_WHAT THE TASK REQUIRES_. Go through the material and write it all out exactly, minus the pictures.

*** DATA EXCERPT

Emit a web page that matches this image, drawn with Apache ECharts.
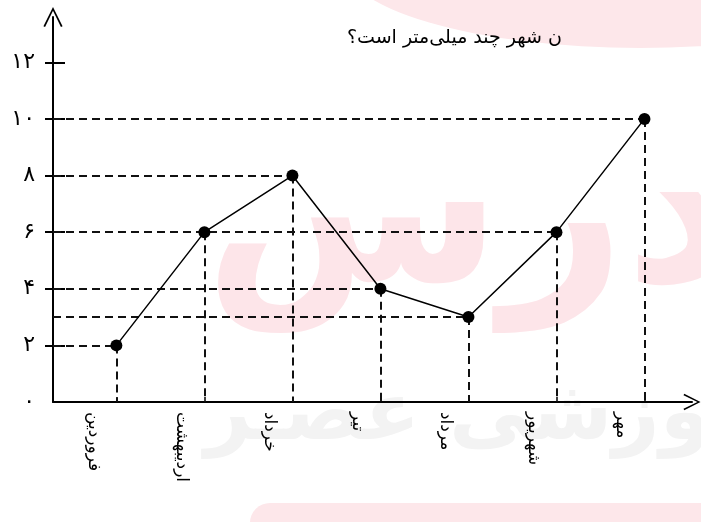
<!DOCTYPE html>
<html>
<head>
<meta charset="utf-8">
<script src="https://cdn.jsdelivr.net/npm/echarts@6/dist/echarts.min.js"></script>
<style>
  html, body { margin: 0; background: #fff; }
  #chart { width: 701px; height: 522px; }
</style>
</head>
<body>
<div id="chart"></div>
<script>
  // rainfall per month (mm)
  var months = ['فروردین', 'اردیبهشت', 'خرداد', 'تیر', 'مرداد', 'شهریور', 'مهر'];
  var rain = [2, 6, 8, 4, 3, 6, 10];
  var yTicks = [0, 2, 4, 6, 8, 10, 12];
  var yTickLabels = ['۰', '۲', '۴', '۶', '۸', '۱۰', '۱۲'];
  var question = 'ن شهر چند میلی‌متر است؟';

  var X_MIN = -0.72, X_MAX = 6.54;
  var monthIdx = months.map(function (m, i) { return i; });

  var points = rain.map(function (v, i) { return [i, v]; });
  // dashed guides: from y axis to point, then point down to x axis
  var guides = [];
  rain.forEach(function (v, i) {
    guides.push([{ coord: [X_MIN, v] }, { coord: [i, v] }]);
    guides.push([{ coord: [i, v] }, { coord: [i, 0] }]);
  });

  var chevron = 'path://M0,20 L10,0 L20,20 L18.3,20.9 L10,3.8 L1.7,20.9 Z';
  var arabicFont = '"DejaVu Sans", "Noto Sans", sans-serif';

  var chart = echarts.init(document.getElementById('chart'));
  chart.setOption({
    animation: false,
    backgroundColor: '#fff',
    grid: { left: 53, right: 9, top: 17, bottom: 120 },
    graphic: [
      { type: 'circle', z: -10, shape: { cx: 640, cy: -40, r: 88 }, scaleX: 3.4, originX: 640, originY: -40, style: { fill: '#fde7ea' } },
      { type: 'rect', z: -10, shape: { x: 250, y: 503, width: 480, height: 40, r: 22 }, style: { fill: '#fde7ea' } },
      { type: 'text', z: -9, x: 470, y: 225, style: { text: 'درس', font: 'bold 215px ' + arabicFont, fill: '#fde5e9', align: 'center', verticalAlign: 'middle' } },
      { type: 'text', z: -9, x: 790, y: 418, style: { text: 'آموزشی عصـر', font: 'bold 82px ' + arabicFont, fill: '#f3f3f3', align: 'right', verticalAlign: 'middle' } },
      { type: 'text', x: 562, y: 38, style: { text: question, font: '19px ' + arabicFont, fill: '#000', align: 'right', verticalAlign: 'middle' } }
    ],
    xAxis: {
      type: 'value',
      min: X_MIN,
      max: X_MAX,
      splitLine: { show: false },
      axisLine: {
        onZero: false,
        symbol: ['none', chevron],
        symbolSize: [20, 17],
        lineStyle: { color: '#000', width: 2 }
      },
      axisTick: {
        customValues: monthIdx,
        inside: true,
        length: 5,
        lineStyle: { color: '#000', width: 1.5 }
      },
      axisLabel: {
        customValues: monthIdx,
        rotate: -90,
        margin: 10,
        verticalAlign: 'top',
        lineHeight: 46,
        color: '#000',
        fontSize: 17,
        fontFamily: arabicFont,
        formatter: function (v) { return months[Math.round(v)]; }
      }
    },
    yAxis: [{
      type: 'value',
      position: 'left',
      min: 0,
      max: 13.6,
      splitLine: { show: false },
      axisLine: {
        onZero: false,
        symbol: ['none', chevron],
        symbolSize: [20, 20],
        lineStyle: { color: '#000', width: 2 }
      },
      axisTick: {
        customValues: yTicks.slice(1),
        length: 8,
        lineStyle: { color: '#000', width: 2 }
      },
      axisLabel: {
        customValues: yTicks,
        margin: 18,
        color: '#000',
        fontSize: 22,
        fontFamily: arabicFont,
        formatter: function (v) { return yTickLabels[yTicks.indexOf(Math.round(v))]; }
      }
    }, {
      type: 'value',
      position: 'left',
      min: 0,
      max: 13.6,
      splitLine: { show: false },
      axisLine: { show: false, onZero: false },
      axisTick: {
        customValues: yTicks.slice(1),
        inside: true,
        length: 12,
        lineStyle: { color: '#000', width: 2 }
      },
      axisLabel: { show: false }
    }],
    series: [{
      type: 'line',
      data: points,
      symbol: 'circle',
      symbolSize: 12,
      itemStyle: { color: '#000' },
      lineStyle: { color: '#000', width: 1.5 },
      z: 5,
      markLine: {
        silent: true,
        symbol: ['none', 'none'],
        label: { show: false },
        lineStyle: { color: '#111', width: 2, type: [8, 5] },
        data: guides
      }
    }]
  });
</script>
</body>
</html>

******

_FINISHED TASK_.
Emit a web page that matches this image, drawn with Apache ECharts.
<!DOCTYPE html>
<html>
<head>
<meta charset="utf-8">
<script src="https://cdn.jsdelivr.net/npm/echarts@6/dist/echarts.min.js"></script>
<style>
  html, body { margin: 0; background: #fff; }
  #chart { width: 701px; height: 522px; }
</style>
</head>
<body>
<div id="chart"></div>
<script>
  // rainfall per month (mm)
  var months = ['فروردین', 'اردیبهشت', 'خرداد', 'تیر', 'مرداد', 'شهریور', 'مهر'];
  var rain = [2, 6, 8, 4, 3, 6, 10];
  var yTicks = [0, 2, 4, 6, 8, 10, 12];
  var yTickLabels = ['۰', '۲', '۴', '۶', '۸', '۱۰', '۱۲'];
  var question = 'ن شهر چند میلی‌متر است؟';

  var X_MIN = -0.72, X_MAX = 6.54;
  var monthIdx = months.map(function (m, i) { return i; });

  var points = rain.map(function (v, i) { return [i, v]; });
  // dashed guides: from y axis to point, then point down to x axis
  var guides = [];
  rain.forEach(function (v, i) {
    guides.push([{ coord: [X_MIN, v] }, { coord: [i, v] }]);
    guides.push([{ coord: [i, v] }, { coord: [i, 0] }]);
  });

  var chevron = 'path://M0,20 L10,0 L20,20 L18.3,20.9 L10,3.8 L1.7,20.9 Z';
  var arabicFont = '"DejaVu Sans", "Noto Sans", sans-serif';

  var chart = echarts.init(document.getElementById('chart'));
  chart.setOption({
    animation: false,
    backgroundColor: '#fff',
    grid: { left: 53, right: 9, top: 17, bottom: 120 },
    graphic: [
      { type: 'circle', z: -10, shape: { cx: 640, cy: -40, r: 88 }, scaleX: 3.4, originX: 640, originY: -40, style: { fill: '#fde7ea' } },
      { type: 'rect', z: -10, shape: { x: 250, y: 503, width: 480, height: 40, r: 22 }, style: { fill: '#fde7ea' } },
      { type: 'text', z: -9, x: 470, y: 225, style: { text: 'درس', font: 'bold 215px ' + arabicFont, fill: '#fde5e9', align: 'center', verticalAlign: 'middle' } },
      { type: 'text', z: -9, x: 790, y: 418, style: { text: 'آموزشی عصـر', font: 'bold 82px ' + arabicFont, fill: '#f3f3f3', align: 'right', verticalAlign: 'middle' } },
      { type: 'text', x: 562, y: 38, style: { text: question, font: '19px ' + arabicFont, fill: '#000', align: 'right', verticalAlign: 'middle' } }
    ],
    xAxis: {
      type: 'value',
      min: X_MIN,
      max: X_MAX,
      splitLine: { show: false },
      axisLine: {
        onZero: false,
        symbol: ['none', chevron],
        symbolSize: [20, 17],
        lineStyle: { color: '#000', width: 2 }
      },
      axisTick: {
        customValues: monthIdx,
        inside: true,
        length: 5,
        lineStyle: { color: '#000', width: 1.5 }
      },
      axisLabel: {
        customValues: monthIdx,
        rotate: -90,
        margin: 10,
        verticalAlign: 'top',
        lineHeight: 46,
        color: '#000',
        fontSize: 17,
        fontFamily: arabicFont,
        formatter: function (v) { return months[Math.round(v)]; }
      }
    },
    yAxis: [{
      type: 'value',
      position: 'left',
      min: 0,
      max: 13.6,
      splitLine: { show: false },
      axisLine: {
        onZero: false,
        symbol: ['none', chevron],
        symbolSize: [20, 20],
        lineStyle: { color: '#000', width: 2 }
      },
      axisTick: {
        customValues: yTicks.slice(1),
        length: 8,
        lineStyle: { color: '#000', width: 2 }
      },
      axisLabel: {
        customValues: yTicks,
        margin: 18,
        color: '#000',
        fontSize: 22,
        fontFamily: arabicFont,
        formatter: function (v) { return yTickLabels[yTicks.indexOf(Math.round(v))]; }
      }
    }, {
      type: 'value',
      position: 'left',
      min: 0,
      max: 13.6,
      splitLine: { show: false },
      axisLine: { show: false, onZero: false },
      axisTick: {
        customValues: yTicks.slice(1),
        inside: true,
        length: 12,
        lineStyle: { color: '#000', width: 2 }
      },
      axisLabel: { show: false }
    }],
    series: [{
      type: 'line',
      data: points,
      symbol: 'circle',
      symbolSize: 12,
      itemStyle: { color: '#000' },
      lineStyle: { color: '#000', width: 1.5 },
      z: 5,
      markLine: {
        silent: true,
        symbol: ['none', 'none'],
        label: { show: false },
        lineStyle: { color: '#111', width: 2, type: [8, 5] },
        data: guides
      }
    }]
  });
</script>
</body>
</html>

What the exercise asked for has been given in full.